- **Objective**
Look through the listing below for the line containing "Output the component". Copy it and each line after it up to and including the line containing "const H = 532;", exactly, leaving out pictures.
-- start --
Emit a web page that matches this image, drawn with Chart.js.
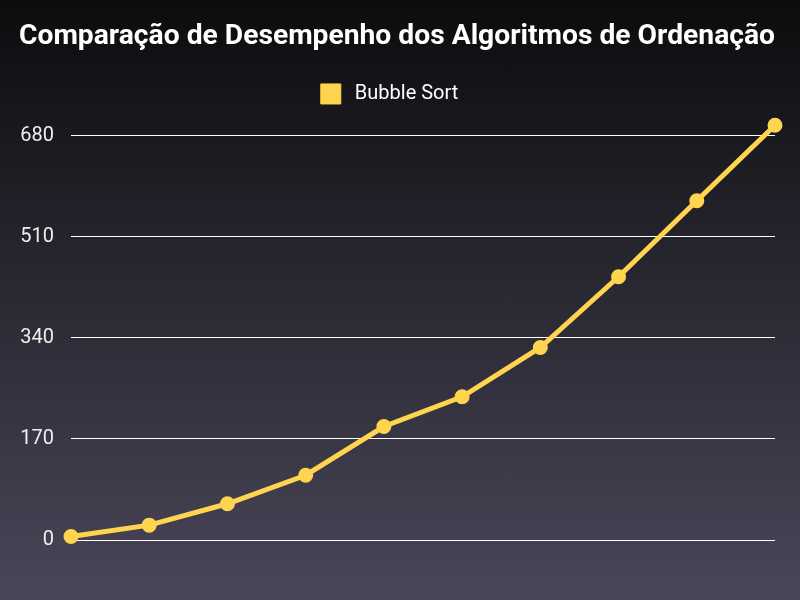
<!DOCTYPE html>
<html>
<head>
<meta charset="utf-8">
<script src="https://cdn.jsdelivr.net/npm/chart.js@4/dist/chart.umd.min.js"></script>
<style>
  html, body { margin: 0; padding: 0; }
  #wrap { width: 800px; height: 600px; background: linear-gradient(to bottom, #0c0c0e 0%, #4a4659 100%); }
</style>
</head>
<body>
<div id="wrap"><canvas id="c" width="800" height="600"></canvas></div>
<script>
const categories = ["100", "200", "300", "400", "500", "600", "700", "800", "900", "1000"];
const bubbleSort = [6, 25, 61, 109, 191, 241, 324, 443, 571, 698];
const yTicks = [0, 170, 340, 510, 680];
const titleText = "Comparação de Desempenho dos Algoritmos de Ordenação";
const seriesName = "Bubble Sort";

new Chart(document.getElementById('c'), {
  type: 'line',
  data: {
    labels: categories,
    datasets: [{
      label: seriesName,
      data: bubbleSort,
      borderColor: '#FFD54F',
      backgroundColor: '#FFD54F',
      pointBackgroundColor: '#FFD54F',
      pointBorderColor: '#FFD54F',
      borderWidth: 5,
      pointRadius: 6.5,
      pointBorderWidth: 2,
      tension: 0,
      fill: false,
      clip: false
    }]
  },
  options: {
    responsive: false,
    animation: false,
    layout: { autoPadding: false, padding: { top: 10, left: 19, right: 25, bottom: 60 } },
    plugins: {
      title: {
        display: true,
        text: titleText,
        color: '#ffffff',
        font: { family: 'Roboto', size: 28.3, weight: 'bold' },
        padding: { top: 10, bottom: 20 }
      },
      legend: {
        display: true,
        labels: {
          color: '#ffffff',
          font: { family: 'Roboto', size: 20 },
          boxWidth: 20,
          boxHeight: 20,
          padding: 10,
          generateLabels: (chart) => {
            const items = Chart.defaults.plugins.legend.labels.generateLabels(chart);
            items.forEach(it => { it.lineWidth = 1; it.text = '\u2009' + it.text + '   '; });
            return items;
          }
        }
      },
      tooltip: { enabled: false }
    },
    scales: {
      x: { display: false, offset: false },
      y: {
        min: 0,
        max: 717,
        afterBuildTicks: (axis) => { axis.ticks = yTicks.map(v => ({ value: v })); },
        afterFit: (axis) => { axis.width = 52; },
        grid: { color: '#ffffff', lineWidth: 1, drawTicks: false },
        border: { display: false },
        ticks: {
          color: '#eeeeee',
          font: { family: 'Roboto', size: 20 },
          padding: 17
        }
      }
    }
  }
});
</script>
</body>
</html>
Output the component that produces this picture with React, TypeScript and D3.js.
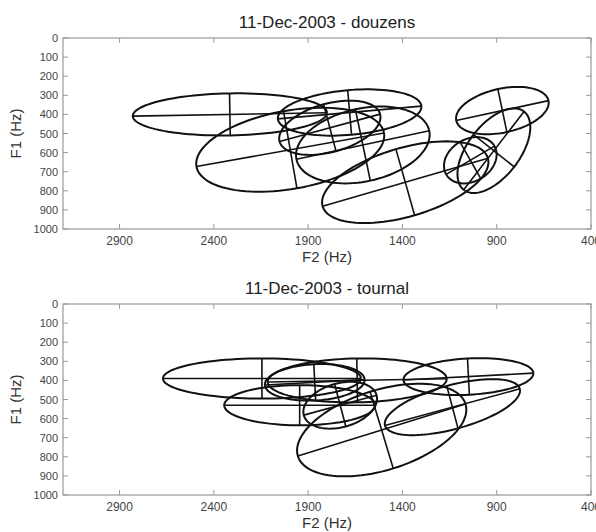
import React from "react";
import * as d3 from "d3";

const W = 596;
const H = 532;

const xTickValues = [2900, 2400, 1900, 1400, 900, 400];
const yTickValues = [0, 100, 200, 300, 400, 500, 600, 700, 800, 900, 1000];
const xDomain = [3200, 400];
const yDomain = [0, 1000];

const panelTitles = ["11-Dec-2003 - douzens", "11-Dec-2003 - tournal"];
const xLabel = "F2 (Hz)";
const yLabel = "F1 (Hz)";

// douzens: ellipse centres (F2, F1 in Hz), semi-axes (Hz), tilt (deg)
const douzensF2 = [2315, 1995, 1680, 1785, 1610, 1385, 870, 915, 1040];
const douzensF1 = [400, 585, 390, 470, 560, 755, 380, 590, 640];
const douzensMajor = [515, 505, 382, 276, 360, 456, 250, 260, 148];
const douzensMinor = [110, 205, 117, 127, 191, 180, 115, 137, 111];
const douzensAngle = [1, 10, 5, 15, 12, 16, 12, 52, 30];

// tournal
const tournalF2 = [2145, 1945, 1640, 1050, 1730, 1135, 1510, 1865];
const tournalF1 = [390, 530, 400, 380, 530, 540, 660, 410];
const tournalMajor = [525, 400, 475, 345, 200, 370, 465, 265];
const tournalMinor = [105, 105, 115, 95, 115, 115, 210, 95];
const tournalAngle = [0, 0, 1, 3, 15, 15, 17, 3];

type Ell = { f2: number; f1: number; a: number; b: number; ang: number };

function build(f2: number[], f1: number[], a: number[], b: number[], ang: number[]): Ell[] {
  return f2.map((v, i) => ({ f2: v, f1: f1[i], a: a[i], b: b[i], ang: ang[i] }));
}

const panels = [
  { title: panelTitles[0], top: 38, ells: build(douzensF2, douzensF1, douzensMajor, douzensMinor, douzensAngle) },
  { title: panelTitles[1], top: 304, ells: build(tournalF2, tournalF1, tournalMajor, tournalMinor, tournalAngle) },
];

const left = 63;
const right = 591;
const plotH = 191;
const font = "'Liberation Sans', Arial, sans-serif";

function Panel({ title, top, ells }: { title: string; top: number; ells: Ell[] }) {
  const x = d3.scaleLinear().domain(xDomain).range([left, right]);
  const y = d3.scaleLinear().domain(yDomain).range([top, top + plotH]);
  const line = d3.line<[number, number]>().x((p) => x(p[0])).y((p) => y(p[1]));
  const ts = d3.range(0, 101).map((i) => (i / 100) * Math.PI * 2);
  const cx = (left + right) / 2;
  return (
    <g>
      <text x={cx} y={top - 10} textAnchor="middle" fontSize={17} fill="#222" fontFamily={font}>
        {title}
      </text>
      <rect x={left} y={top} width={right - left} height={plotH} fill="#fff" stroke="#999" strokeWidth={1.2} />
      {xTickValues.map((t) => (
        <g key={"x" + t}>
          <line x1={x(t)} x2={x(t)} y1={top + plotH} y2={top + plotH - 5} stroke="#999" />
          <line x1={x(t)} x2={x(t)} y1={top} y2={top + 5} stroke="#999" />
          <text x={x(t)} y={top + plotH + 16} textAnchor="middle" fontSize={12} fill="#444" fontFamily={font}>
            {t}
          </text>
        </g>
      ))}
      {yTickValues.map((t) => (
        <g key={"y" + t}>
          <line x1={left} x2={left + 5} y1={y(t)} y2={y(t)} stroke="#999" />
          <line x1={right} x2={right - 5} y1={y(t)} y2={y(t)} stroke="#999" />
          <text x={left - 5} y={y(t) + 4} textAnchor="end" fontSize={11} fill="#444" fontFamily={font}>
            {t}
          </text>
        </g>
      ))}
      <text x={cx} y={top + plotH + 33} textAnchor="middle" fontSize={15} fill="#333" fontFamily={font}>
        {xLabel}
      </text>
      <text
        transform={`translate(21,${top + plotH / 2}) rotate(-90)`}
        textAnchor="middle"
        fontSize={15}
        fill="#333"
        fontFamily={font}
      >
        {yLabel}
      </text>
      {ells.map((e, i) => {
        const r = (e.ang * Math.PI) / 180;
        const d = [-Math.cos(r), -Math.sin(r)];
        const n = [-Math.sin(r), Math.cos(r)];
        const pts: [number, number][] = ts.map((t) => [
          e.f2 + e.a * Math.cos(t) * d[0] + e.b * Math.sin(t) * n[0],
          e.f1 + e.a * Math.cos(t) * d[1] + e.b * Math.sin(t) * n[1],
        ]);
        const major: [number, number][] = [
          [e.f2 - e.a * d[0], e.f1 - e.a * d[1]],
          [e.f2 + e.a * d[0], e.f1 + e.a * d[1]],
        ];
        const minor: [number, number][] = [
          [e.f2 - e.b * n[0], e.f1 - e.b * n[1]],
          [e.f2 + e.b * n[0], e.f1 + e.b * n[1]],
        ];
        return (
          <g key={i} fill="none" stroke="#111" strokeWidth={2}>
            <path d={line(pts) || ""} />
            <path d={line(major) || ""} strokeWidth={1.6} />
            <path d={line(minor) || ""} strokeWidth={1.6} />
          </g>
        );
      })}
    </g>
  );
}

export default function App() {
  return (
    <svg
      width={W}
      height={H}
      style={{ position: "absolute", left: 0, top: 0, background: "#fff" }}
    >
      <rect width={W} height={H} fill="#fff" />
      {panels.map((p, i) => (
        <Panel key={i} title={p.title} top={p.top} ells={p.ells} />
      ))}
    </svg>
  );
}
-- end --
- **Exercise solution**
Output the component that produces this picture with React, TypeScript and D3.js.
import React from "react";
import * as d3 from "d3";

const W = 596;
const H = 532;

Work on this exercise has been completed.